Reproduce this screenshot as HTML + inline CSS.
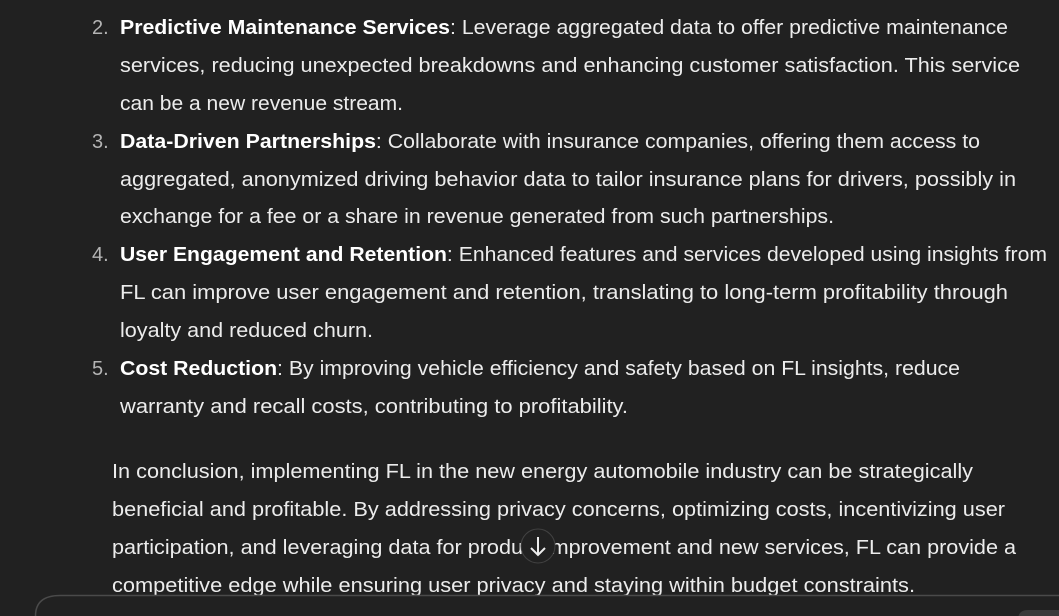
<!DOCTYPE html>
<html><head><meta charset="utf-8"><style>
html,body{margin:0;padding:0;background:#212121;width:1059px;height:616px;overflow:hidden}
svg{display:block}
text{font-family:"Liberation Sans",sans-serif;font-size:20px;fill:#ececec}
.n{fill:#b4b4b4}
</style></head><body>
<svg width="1059" height="616" viewBox="0 0 1059 616">
<rect width="1059" height="616" fill="#212121"/>
<text class="n" x="92" y="34">2.</text>
<text x="120" y="34" textLength="888" lengthAdjust="spacingAndGlyphs"><tspan font-weight="bold" fill="#fff">Predictive Maintenance Services</tspan>: Leverage aggregated data to offer predictive maintenance</text>
<text x="120" y="72" textLength="900" lengthAdjust="spacingAndGlyphs">services, reducing unexpected breakdowns and enhancing customer satisfaction. This service</text>
<text x="120" y="110" textLength="283" lengthAdjust="spacingAndGlyphs">can be a new revenue stream.</text>
<text class="n" x="92" y="148">3.</text>
<text x="120" y="148" textLength="860" lengthAdjust="spacingAndGlyphs"><tspan font-weight="bold" fill="#fff">Data-Driven Partnerships</tspan>: Collaborate with insurance companies, offering them access to</text>
<text x="120" y="186" textLength="896" lengthAdjust="spacingAndGlyphs">aggregated, anonymized driving behavior data to tailor insurance plans for drivers, possibly in</text>
<text x="120" y="223" textLength="714" lengthAdjust="spacingAndGlyphs">exchange for a fee or a share in revenue generated from such partnerships.</text>
<text class="n" x="92" y="261">4.</text>
<text x="120" y="261" textLength="927" lengthAdjust="spacingAndGlyphs"><tspan font-weight="bold" fill="#fff">User Engagement and Retention</tspan>: Enhanced features and services developed using insights from</text>
<text x="120" y="299" textLength="888" lengthAdjust="spacingAndGlyphs">FL can improve user engagement and retention, translating to long-term profitability through</text>
<text x="120" y="337" textLength="253" lengthAdjust="spacingAndGlyphs">loyalty and reduced churn.</text>
<text class="n" x="92" y="375">5.</text>
<text x="120" y="375" textLength="840" lengthAdjust="spacingAndGlyphs"><tspan font-weight="bold" fill="#fff">Cost Reduction</tspan>: By improving vehicle efficiency and safety based on FL insights, reduce</text>
<text x="120" y="413" textLength="508" lengthAdjust="spacingAndGlyphs">warranty and recall costs, contributing to profitability.</text>
<text x="112" y="478" textLength="861" lengthAdjust="spacingAndGlyphs">In conclusion, implementing FL in the new energy automobile industry can be strategically</text>
<text x="112" y="516" textLength="893" lengthAdjust="spacingAndGlyphs">beneficial and profitable. By addressing privacy concerns, optimizing costs, incentivizing user</text>
<text x="112" y="554" textLength="904" lengthAdjust="spacingAndGlyphs">participation, and leveraging data for product improvement and new services, FL can provide a</text>
<text x="112" y="592" textLength="803" lengthAdjust="spacingAndGlyphs">competitive edge while ensuring user privacy and staying within budget constraints.</text>
<circle cx="538" cy="546" r="17" fill="#212121" stroke="#424242" stroke-width="1"/>
<path d="M538 537 V555 M531 548 L538 555 L545 548" stroke="#ececec" stroke-width="2" fill="none"/>
<path d="M35 616 V616 Q35 595 60 595 H1059 V616 Z" fill="#212121"/>
<path d="M35.5 616 Q35.5 595.5 60 595.5 H1059" fill="none" stroke="#4a4a4a" stroke-width="1.5"/>
<path d="M1018 616 V620 Q1018 610 1028 610 H1059 V616 Z" fill="#3a3a3a"/>
</svg>
</body></html>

- - -

# Task directions
Pictures are excluded; output everything else in the data verbatim.

# Reply to the exercise
Reproduce this screenshot as HTML + inline CSS.
<!DOCTYPE html>
<html><head><meta charset="utf-8"><style>
html,body{margin:0;padding:0;background:#212121;width:1059px;height:616px;overflow:hidden}
svg{display:block}
text{font-family:"Liberation Sans",sans-serif;font-size:20px;fill:#ececec}
.n{fill:#b4b4b4}
</style></head><body>
<svg width="1059" height="616" viewBox="0 0 1059 616">
<rect width="1059" height="616" fill="#212121"/>
<text class="n" x="92" y="34">2.</text>
<text x="120" y="34" textLength="888" lengthAdjust="spacingAndGlyphs"><tspan font-weight="bold" fill="#fff">Predictive Maintenance Services</tspan>: Leverage aggregated data to offer predictive maintenance</text>
<text x="120" y="72" textLength="900" lengthAdjust="spacingAndGlyphs">services, reducing unexpected breakdowns and enhancing customer satisfaction. This service</text>
<text x="120" y="110" textLength="283" lengthAdjust="spacingAndGlyphs">can be a new revenue stream.</text>
<text class="n" x="92" y="148">3.</text>
<text x="120" y="148" textLength="860" lengthAdjust="spacingAndGlyphs"><tspan font-weight="bold" fill="#fff">Data-Driven Partnerships</tspan>: Collaborate with insurance companies, offering them access to</text>
<text x="120" y="186" textLength="896" lengthAdjust="spacingAndGlyphs">aggregated, anonymized driving behavior data to tailor insurance plans for drivers, possibly in</text>
<text x="120" y="223" textLength="714" lengthAdjust="spacingAndGlyphs">exchange for a fee or a share in revenue generated from such partnerships.</text>
<text class="n" x="92" y="261">4.</text>
<text x="120" y="261" textLength="927" lengthAdjust="spacingAndGlyphs"><tspan font-weight="bold" fill="#fff">User Engagement and Retention</tspan>: Enhanced features and services developed using insights from</text>
<text x="120" y="299" textLength="888" lengthAdjust="spacingAndGlyphs">FL can improve user engagement and retention, translating to long-term profitability through</text>
<text x="120" y="337" textLength="253" lengthAdjust="spacingAndGlyphs">loyalty and reduced churn.</text>
<text class="n" x="92" y="375">5.</text>
<text x="120" y="375" textLength="840" lengthAdjust="spacingAndGlyphs"><tspan font-weight="bold" fill="#fff">Cost Reduction</tspan>: By improving vehicle efficiency and safety based on FL insights, reduce</text>
<text x="120" y="413" textLength="508" lengthAdjust="spacingAndGlyphs">warranty and recall costs, contributing to profitability.</text>
<text x="112" y="478" textLength="861" lengthAdjust="spacingAndGlyphs">In conclusion, implementing FL in the new energy automobile industry can be strategically</text>
<text x="112" y="516" textLength="893" lengthAdjust="spacingAndGlyphs">beneficial and profitable. By addressing privacy concerns, optimizing costs, incentivizing user</text>
<text x="112" y="554" textLength="904" lengthAdjust="spacingAndGlyphs">participation, and leveraging data for product improvement and new services, FL can provide a</text>
<text x="112" y="592" textLength="803" lengthAdjust="spacingAndGlyphs">competitive edge while ensuring user privacy and staying within budget constraints.</text>
<circle cx="538" cy="546" r="17" fill="#212121" stroke="#424242" stroke-width="1"/>
<path d="M538 537 V555 M531 548 L538 555 L545 548" stroke="#ececec" stroke-width="2" fill="none"/>
<path d="M35 616 V616 Q35 595 60 595 H1059 V616 Z" fill="#212121"/>
<path d="M35.5 616 Q35.5 595.5 60 595.5 H1059" fill="none" stroke="#4a4a4a" stroke-width="1.5"/>
<path d="M1018 616 V620 Q1018 610 1028 610 H1059 V616 Z" fill="#3a3a3a"/>
</svg>
</body></html>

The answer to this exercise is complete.